Once the world was considered flat. Then it became round. Now it’s generally seen as pear-shaped. But to a few international salesmen in New York, the world is something else altogether—round at the bottom, narrow at the neck and topped with a twist-off cap. To these men, all the world is a soda pop bottle — the no-deposit, no-return kind — and sometimes their world of disposable bottles gets shaken up a bit.

Take for example the almost legendary battle between the two soft drink giants, Coke and Pepsi, on the tiny island of Formosa in the 1960s.
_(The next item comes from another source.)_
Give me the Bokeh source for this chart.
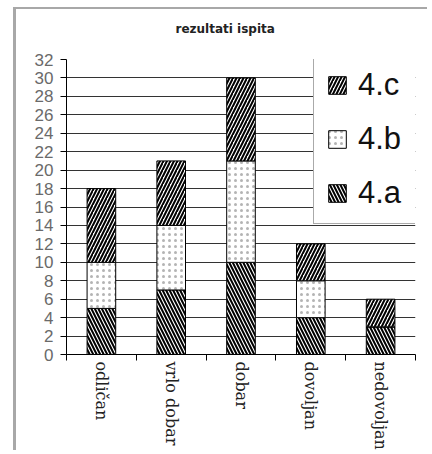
from bokeh.plotting import figure
from bokeh.models import (ColumnDataSource, Range1d, FixedTicker, Legend, LegendItem, Title)
from bokeh.embed import file_html
from bokeh.resources import INLINE

categories = ["odličan", "vrlo dobar", "dobar", "dovoljan", "nedovoljan"]
series_names = ["4.a", "4.b", "4.c"]
vals_4a = [5, 7, 10, 4, 3]
vals_4b = [5, 7, 11, 4, 0]
vals_4c = [8, 7, 9, 4, 3]
y_ticks = list(range(0, 33, 2))
chart_title = "rezultati ispita"

xs = list(range(1, len(categories) + 1))
source = ColumnDataSource(data={"x": xs, "4.a": vals_4a, "4.b": vals_4b, "4.c": vals_4c})

p = figure(width=414, height=443, output_backend="svg", toolbar_location=None,
           x_range=Range1d(0.5, len(categories) + 0.5), y_range=Range1d(0, 32),
           min_border_left=50, min_border_right=15, min_border_top=50, min_border_bottom=96,
           title=None)
p.styles = {"margin-left": "13px", "margin-top": "7px",
            "border-left": "3px solid #a8a8a8", "border-top": "2px solid #a8a8a8"}

# spacer between the frame and the title, then the title itself
p.add_layout(Title(text=" ", text_font_size="1px", standoff=21), "above")
p.add_layout(Title(text=chart_title, text_font="DejaVu Sans", text_font_size="12px",
                   text_font_style="bold", align="left", offset=109, standoff=0,
                   text_color="#222222"), "above")

p.outline_line_color = None
p.background_fill_color = "white"
p.border_fill_color = "white"

renderers = p.vbar_stack(series_names, x="x", width=0.41, source=source,
                         fill_color="white", line_color="black", line_width=1,
                         hatch_pattern=["\\", ".", "/"],
                         hatch_color=["black", "#b4b4b4", "black"],
                         hatch_scale=[7, 6, 7],
                         hatch_weight=[2, 1, 2])

# axes
p.xgrid.grid_line_color = None
p.ygrid.grid_line_color = "#333333"
p.ygrid.ticker = FixedTicker(ticks=y_ticks)

p.yaxis.ticker = FixedTicker(ticks=y_ticks)
p.yaxis.axis_line_color = "black"
p.yaxis.major_tick_line_color = "black"
p.yaxis.major_tick_out = 6
p.yaxis.major_tick_in = 0
p.yaxis.minor_tick_line_color = None
p.yaxis.major_label_standoff = 7
p.yaxis.major_label_text_font = "Liberation Sans"
p.yaxis.major_label_text_font_size = "17px"
p.yaxis.major_label_text_color = "#6a6a6a"

p.xaxis.ticker = FixedTicker(ticks=xs, minor_ticks=[x - 0.5 for x in xs] + [xs[-1] + 0.5])
p.xaxis.major_label_overrides = {x: c for x, c in zip(xs, categories)}
p.xaxis.major_label_orientation = "vertical"
p.xaxis.major_tick_line_color = None
p.xaxis.major_tick_out = 0
p.xaxis.major_tick_in = 0
p.xaxis.minor_tick_line_color = "black"
p.xaxis.minor_tick_out = 6
p.xaxis.minor_tick_in = 0
p.xaxis.axis_line_color = "black"
p.xaxis.major_label_standoff = 1
p.xaxis.major_label_text_font = "DejaVu Serif"
p.xaxis.major_label_text_font_size = "16px"
p.xaxis.major_label_text_color = "#222222"

items = [LegendItem(label=name, renderers=[r]) for name, r in zip(series_names, renderers)]
items.reverse()
legend = Legend(items=items, location=(247, 130), orientation="vertical",
                label_text_font="Liberation Sans", label_text_font_size="31px",
                label_text_color="#111111",
                glyph_width=22, glyph_height=22, label_height=30, label_width=47,
                label_standoff=10, spacing=18, padding=12, margin=0,
                border_line_color="#555555", border_line_width=1,
                background_fill_color="white", background_fill_alpha=1)
p.add_layout(legend, "center")

open("out.html", "w").write(file_html(p, INLINE))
Generalissimo Chiang Kai-shek was angry with the Pepsi people and about to cancel their concession. Coke was gaining a toehold on the island. What was Pepsi to do?

In a bold stroke of diplomacy, Pepsi sent its heaviest lawyer — Richard Nixon — to Formosa, and within a few days Nixon had settled the problem, sewing up the Taiwan market for his clients. The fizz subsided. The Pepsi generation kept together. Even today, only Pepsi is bottled in Formosa.

As the anecdote suggests, American soft drink companies compete fiercely and worldwide, especially Coke and Pepsi . . . each of which sells its product in more than 120 countries.

With the current thaw in East-West relations, more new markets have begun to open up, and one result has been a virtual American soft drink blitz into Eastern Europe.

In the last few years people in Yugoslavia, Hungary and Bulgaria have all been introduced to Coke and Pepsi. Coca-Cola has managed to remain in Czechoslovakia despite a recent crackdown on other pro-Western enterprises, and Pepsi has announced that it will appear in Poland next year.